The international student experience is often paradoxical in that it offers so many opportunities in some ways yet robs us of other experiences that are the source of our humanity. We get to see the world, become educated and often have access to a standard of living much higher than what many of us would have in our home countries. But at the same time, we miss many significant events in life that give it meaning: weddings, birthdays and, increasingly now with COVID-19, deaths. That chips away at our sense of belonging to the world, and as local students around us can leave campuses easily to support their loved ones in need, we are forced to remain alone. And to be alone at such a time as this is like floating on a raft -- we are even more uprooted from what is familiar than we already would have been and literally lost at sea. It is not simply loneliness. It is the worst kind, where you are surrounded by others who have very little capacity to empathize.

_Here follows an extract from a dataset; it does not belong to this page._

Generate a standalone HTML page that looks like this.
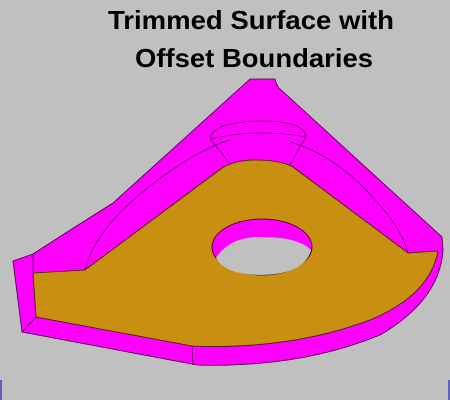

It is important for noninternational fellow students, faculty members and administrators to consider the many challenges international students face that they may not be aware of. As we continue to weather the ups and downs of this pandemic, international students need universities to continue lobbying immigration departments to be flexible with visa requirements allowing international travel and/or hybrid study. They also need international student offices to be highly responsive to student queries and to increase services that will provide mental health and emotional support targeted to international students still on campus.

Home should be a right. Everyone should have a place where they can seek refuge when the world rejects them or seek comfort while the world is at its breaking point. But going home, I have come to learn, is a privilege that many students like myself don’t possess.

And so, as my 10-year anniversary as an international student passes, and when people ask, “When will you go back home?” I always take a little breath before I respond, preparing myself to explain this complex dilemma to a person who, while well-meaning, cannot fathom the trauma that that question invites. “When will I go home?” I quietly think to myself before responding that the truth is, I don’t know.